The Gibberish of "Genuine Struggle"


Saree Makdisi, a professor at UCLA and nephew of the late Edward Said, has heaved his way up to the barricades of Middle East disputation in the United States. Recently Makdisi began a blog, and his latest entry highlights a piece published in London's The Guardian by Hamas official Khaled Meshaal. What does Makdisi think?

No matter what one thinks of Hamas, and no matter whether one reads the piece as nothing more than a political polemic, it at least marks a sea-change from the previous rhetoric of the official Palestinian leadership. Here there is no pathetic bleating about "resuming the Peace Process" or "returning to the Road Map" which leaders like Ahmad Qureia or Mahmoud Abbas would utter from time to time, often under the most surreal circumstances … Meshaal revives the language of genuine struggle rather than that of hopelessness and defeat; he relies on the unapologetic rhetoric of national liberation, rather than the tired cliches and bureaucratic language ("performance," "interim status") borrowed from Israeli and American planners. And he puts the question to the world: why is it that the occupied, rather than the occupiers–the victims, rather than the perpetrators, of one of the most brutal military occupations of the modern era–are the ones who are constantly being asked to apologize, to renounce, to compromise, to offer, to atone, to beg for forgiveness? No matter what one thinks of Hamas, that surely is a question that deserves an answer.

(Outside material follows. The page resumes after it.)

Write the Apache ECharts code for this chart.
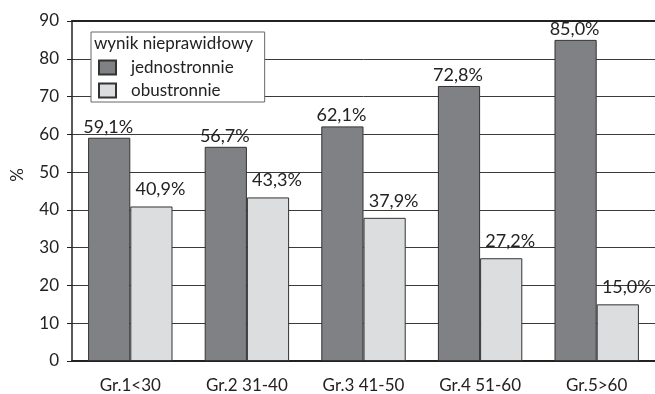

Perhaps, but Makdisi reminds me of his uncle here, all stylish polemicist and innocent of a practical thought. Quite of what value is "the language of genuine struggle" remains a mystery; or, for that matter, the "unapologetic rhetoric of national liberation." Makdisi plays up the form but ignores the substance, as well as the fact that the revolutionary rhetoric of the 1970s took Palestinians absolutely nowhere. In dismissing the Oslo process that exchanged land for peace, Makdisi, but also Meshaal and Said, never offered a practical alternative; nor has Hamas done so today. The fact is that Israel can simply afford to ignore the Palestinians and build its separation wall, unilaterally delimiting its final borders, even as Palestinians devise new flourishes to enliven the language of national liberation.

It's not language that counts, nor the Palestinian refusal to apologize; it's what the Palestinians have in hand to forestall their further marginalization and impoverishment. The answer is desperately little. I have no problems with PhD Partisans, but if you're heaving rocks from Los Angeles, it would help to occasionally toss a doable solution to the people in the front lines, so they can resolve the conundrums you insist they address.